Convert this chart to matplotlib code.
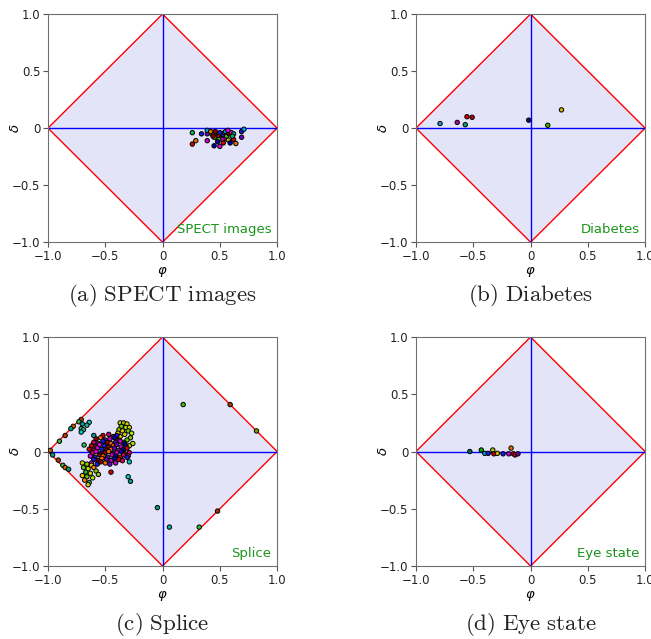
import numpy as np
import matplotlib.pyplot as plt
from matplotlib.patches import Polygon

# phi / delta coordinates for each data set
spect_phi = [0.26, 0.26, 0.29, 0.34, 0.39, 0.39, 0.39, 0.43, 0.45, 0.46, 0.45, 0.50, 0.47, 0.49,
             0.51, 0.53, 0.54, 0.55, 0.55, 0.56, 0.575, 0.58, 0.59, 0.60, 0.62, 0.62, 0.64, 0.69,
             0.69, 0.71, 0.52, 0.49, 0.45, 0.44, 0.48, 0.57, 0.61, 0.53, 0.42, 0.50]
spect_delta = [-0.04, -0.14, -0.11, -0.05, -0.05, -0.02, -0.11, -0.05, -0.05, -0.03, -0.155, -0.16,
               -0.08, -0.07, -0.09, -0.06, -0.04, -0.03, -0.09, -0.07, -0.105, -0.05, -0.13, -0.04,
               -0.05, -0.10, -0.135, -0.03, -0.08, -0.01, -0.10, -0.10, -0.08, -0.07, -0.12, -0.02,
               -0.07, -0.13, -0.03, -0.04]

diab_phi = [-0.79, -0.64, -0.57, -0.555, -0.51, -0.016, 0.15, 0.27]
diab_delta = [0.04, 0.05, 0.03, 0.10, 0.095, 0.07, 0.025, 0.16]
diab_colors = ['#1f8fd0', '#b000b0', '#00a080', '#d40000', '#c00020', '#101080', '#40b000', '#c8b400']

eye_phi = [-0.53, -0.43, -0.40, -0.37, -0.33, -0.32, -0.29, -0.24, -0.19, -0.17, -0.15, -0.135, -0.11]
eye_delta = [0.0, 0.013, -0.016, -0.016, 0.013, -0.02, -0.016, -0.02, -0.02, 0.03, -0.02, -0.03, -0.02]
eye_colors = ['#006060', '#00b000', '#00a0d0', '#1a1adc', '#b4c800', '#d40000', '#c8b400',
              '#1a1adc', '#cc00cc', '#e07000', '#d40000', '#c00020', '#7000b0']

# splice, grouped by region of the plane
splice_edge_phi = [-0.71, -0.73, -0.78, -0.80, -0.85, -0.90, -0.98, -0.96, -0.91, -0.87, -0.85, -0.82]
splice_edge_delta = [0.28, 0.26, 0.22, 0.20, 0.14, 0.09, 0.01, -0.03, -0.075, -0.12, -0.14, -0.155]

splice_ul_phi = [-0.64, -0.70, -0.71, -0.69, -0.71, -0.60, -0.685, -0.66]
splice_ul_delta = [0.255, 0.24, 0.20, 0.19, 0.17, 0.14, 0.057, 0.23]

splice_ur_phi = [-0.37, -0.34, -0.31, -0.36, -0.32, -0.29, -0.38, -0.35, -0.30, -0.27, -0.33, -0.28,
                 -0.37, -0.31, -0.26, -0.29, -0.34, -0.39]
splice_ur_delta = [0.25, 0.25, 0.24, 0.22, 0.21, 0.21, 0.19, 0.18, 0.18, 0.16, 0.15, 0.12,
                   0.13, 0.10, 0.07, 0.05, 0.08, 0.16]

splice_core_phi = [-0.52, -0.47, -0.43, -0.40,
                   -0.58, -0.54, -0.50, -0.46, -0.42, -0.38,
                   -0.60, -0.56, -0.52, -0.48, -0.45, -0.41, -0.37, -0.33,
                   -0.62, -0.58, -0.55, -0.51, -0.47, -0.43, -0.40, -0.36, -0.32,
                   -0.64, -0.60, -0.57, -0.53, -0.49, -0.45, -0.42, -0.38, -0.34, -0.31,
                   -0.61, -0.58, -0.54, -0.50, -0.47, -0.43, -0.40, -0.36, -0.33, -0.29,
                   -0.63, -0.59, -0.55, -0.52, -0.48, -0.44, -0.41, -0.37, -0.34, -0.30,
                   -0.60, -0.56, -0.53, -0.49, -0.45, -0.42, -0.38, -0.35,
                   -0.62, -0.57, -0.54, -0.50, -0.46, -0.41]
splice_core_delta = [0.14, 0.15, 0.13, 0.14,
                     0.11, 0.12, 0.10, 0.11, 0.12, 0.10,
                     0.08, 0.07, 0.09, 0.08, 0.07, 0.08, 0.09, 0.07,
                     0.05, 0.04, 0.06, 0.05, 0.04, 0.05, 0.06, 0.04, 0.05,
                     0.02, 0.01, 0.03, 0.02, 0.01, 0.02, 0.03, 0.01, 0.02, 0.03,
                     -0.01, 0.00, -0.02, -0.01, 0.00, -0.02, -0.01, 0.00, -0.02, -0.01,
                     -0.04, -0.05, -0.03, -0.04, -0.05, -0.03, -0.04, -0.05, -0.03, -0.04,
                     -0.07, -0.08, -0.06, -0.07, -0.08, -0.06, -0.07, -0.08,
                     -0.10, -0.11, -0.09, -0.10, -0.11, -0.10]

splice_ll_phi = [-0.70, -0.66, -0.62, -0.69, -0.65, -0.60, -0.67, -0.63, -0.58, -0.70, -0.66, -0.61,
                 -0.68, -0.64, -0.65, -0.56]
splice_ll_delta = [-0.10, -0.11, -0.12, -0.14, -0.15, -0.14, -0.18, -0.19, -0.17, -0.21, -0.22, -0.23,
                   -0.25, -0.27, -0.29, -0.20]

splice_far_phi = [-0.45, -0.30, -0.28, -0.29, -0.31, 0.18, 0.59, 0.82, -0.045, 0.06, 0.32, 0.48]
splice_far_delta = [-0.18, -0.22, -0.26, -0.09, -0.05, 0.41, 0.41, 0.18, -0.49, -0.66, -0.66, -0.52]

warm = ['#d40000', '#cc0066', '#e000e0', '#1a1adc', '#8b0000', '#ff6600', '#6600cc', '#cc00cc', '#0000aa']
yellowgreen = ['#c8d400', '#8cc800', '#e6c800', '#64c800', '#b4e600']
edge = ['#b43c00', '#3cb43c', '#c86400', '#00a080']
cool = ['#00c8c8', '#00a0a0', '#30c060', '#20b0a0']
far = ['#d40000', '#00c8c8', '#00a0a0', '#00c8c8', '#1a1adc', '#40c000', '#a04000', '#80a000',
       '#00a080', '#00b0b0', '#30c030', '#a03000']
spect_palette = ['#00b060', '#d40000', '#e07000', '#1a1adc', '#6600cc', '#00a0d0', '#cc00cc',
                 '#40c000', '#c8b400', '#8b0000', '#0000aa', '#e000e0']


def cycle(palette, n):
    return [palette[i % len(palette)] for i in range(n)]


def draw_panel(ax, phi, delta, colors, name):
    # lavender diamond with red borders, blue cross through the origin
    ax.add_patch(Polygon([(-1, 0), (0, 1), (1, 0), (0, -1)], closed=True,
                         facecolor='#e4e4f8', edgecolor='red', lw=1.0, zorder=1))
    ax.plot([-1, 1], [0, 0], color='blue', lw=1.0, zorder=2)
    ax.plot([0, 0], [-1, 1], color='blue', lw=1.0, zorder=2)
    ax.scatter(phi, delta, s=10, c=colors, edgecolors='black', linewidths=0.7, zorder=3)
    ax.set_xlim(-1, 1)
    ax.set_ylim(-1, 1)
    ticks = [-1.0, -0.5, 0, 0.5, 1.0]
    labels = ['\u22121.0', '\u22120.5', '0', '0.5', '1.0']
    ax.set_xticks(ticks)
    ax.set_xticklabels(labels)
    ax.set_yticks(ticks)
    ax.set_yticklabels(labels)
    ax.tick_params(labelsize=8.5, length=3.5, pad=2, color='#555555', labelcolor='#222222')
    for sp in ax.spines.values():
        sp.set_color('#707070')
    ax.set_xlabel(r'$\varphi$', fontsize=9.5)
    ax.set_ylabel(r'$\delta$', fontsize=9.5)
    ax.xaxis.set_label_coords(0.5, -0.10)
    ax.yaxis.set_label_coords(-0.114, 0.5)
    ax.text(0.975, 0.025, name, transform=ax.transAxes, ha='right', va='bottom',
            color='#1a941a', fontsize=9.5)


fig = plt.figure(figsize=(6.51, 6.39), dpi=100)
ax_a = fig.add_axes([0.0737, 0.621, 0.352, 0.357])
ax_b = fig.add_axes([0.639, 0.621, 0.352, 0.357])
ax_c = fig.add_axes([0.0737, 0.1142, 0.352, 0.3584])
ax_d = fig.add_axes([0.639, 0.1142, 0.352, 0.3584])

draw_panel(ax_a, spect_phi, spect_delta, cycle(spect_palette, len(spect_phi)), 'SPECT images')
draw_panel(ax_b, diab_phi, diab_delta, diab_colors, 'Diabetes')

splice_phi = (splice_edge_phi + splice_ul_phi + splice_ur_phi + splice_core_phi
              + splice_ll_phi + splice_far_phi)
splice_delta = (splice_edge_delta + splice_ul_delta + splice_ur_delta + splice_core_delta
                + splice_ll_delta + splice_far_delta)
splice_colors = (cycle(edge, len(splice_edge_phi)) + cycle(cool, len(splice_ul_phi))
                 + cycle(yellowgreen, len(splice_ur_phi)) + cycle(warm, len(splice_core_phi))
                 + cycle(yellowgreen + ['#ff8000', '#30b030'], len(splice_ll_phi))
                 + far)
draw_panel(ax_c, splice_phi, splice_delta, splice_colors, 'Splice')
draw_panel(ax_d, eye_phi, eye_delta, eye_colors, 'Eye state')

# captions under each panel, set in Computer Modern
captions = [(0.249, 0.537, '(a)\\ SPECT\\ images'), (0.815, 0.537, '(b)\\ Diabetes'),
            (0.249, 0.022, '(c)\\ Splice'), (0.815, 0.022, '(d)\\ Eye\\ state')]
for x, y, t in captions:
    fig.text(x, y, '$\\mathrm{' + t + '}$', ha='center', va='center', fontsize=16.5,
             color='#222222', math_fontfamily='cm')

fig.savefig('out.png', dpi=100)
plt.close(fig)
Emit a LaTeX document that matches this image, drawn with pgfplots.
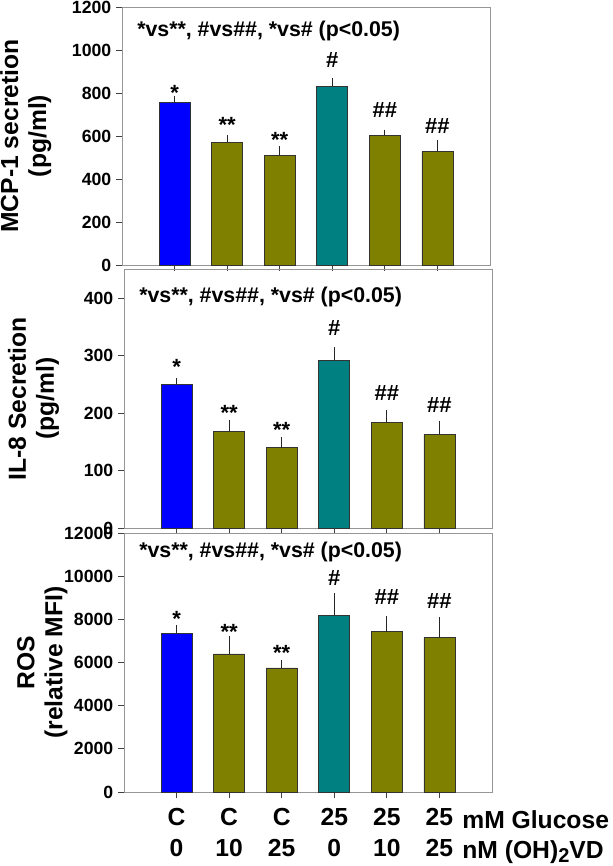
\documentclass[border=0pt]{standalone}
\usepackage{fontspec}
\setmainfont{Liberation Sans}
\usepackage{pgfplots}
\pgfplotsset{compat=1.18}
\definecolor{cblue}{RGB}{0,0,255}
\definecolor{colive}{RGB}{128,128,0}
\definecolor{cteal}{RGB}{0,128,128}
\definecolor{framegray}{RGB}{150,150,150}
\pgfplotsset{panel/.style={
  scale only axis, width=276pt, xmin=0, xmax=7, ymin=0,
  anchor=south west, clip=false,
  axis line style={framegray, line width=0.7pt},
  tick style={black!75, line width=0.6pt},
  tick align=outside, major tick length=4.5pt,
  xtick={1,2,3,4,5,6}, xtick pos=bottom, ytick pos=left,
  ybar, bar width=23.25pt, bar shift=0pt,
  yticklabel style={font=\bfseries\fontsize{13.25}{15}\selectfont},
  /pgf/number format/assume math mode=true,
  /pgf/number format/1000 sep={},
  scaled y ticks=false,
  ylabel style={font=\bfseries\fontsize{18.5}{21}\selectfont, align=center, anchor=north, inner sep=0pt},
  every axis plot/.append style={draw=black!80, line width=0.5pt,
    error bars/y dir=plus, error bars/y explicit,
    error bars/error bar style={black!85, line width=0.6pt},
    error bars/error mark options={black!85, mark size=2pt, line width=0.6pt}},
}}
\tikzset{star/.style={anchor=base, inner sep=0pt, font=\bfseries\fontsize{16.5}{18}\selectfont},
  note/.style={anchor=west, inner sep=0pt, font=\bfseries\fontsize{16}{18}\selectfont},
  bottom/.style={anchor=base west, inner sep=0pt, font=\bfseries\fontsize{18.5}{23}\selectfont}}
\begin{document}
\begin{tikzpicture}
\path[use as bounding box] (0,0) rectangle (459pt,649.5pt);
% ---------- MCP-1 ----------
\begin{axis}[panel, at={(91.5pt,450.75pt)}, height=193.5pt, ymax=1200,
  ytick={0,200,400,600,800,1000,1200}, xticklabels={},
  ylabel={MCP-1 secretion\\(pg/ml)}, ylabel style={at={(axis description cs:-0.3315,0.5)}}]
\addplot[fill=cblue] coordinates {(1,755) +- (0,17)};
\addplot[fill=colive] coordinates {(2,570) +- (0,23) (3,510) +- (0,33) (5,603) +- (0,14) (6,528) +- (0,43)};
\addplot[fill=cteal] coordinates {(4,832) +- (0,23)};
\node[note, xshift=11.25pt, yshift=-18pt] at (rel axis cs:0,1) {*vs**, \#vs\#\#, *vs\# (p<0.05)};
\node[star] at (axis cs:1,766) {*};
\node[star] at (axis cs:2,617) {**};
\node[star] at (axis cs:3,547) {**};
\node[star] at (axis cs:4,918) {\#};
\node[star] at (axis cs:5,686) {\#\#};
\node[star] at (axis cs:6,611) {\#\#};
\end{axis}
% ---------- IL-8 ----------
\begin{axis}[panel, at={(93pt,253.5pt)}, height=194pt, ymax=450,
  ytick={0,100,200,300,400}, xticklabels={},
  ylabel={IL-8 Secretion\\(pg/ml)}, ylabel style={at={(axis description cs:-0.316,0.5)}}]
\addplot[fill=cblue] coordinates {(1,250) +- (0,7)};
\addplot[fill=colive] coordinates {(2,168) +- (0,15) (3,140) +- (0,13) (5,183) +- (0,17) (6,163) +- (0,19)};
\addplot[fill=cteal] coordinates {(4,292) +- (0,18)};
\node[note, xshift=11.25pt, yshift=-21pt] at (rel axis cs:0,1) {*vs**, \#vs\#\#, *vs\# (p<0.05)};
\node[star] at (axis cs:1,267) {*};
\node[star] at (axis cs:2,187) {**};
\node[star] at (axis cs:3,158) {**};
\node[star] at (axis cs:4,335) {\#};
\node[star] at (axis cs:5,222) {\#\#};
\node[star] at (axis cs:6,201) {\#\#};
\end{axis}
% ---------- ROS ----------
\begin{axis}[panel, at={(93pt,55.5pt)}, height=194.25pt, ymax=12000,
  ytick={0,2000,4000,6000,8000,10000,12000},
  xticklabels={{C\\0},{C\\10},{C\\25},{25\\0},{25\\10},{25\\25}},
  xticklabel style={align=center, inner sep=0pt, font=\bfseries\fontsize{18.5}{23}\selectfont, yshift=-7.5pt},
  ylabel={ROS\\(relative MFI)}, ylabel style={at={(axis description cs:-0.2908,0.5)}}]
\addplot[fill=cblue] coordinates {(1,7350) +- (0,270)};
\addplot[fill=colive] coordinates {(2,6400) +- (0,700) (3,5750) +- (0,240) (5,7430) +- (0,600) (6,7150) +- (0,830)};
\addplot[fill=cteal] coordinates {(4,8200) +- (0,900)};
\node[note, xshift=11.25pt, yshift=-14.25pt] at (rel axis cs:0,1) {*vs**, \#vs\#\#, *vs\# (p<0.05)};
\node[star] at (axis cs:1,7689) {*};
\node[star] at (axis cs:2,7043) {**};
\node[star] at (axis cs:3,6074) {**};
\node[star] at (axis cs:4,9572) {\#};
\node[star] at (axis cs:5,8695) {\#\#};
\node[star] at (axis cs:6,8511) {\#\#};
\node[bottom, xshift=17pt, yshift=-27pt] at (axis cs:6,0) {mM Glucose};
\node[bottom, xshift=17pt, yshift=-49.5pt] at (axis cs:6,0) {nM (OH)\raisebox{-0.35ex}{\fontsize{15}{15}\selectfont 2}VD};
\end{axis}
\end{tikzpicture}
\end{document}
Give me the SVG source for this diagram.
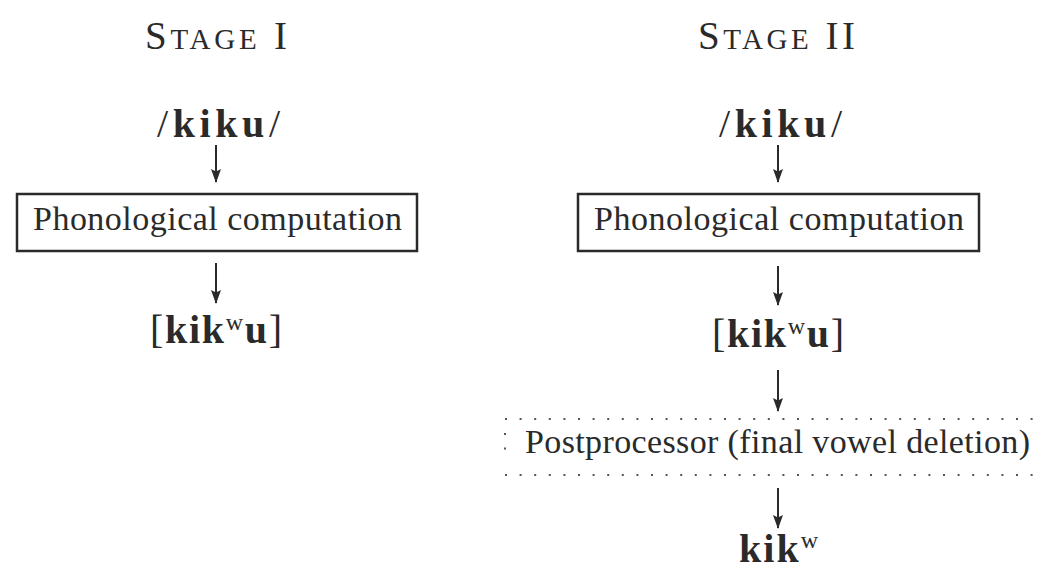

····················

Write down every line from the opening of the listing to the line with "0.14, 0.057, 0.23]", both included, and nothing else; the pictures are omitted.

#### [THE SOLUTION]
Convert this chart to matplotlib code.
import numpy as np
import matplotlib.pyplot as plt
from matplotlib.patches import Polygon

# phi / delta coordinates for each data set
spect_phi = [0.26, 0.26, 0.29, 0.34, 0.39, 0.39, 0.39, 0.43, 0.45, 0.46, 0.45, 0.50, 0.47, 0.49,
             0.51, 0.53, 0.54, 0.55, 0.55, 0.56, 0.575, 0.58, 0.59, 0.60, 0.62, 0.62, 0.64, 0.69,
             0.69, 0.71, 0.52, 0.49, 0.45, 0.44, 0.48, 0.57, 0.61, 0.53, 0.42, 0.50]
spect_delta = [-0.04, -0.14, -0.11, -0.05, -0.05, -0.02, -0.11, -0.05, -0.05, -0.03, -0.155, -0.16,
               -0.08, -0.07, -0.09, -0.06, -0.04, -0.03, -0.09, -0.07, -0.105, -0.05, -0.13, -0.04,
               -0.05, -0.10, -0.135, -0.03, -0.08, -0.01, -0.10, -0.10, -0.08, -0.07, -0.12, -0.02,
               -0.07, -0.13, -0.03, -0.04]

diab_phi = [-0.79, -0.64, -0.57, -0.555, -0.51, -0.016, 0.15, 0.27]
diab_delta = [0.04, 0.05, 0.03, 0.10, 0.095, 0.07, 0.025, 0.16]
diab_colors = ['#1f8fd0', '#b000b0', '#00a080', '#d40000', '#c00020', '#101080', '#40b000', '#c8b400']

eye_phi = [-0.53, -0.43, -0.40, -0.37, -0.33, -0.32, -0.29, -0.24, -0.19, -0.17, -0.15, -0.135, -0.11]
eye_delta = [0.0, 0.013, -0.016, -0.016, 0.013, -0.02, -0.016, -0.02, -0.02, 0.03, -0.02, -0.03, -0.02]
eye_colors = ['#006060', '#00b000', '#00a0d0', '#1a1adc', '#b4c800', '#d40000', '#c8b400',
              '#1a1adc', '#cc00cc', '#e07000', '#d40000', '#c00020', '#7000b0']

# splice, grouped by region of the plane
splice_edge_phi = [-0.71, -0.73, -0.78, -0.80, -0.85, -0.90, -0.98, -0.96, -0.91, -0.87, -0.85, -0.82]
splice_edge_delta = [0.28, 0.26, 0.22, 0.20, 0.14, 0.09, 0.01, -0.03, -0.075, -0.12, -0.14, -0.155]

splice_ul_phi = [-0.64, -0.70, -0.71, -0.69, -0.71, -0.60, -0.685, -0.66]
splice_ul_delta = [0.255, 0.24, 0.20, 0.19, 0.17, 0.14, 0.057, 0.23]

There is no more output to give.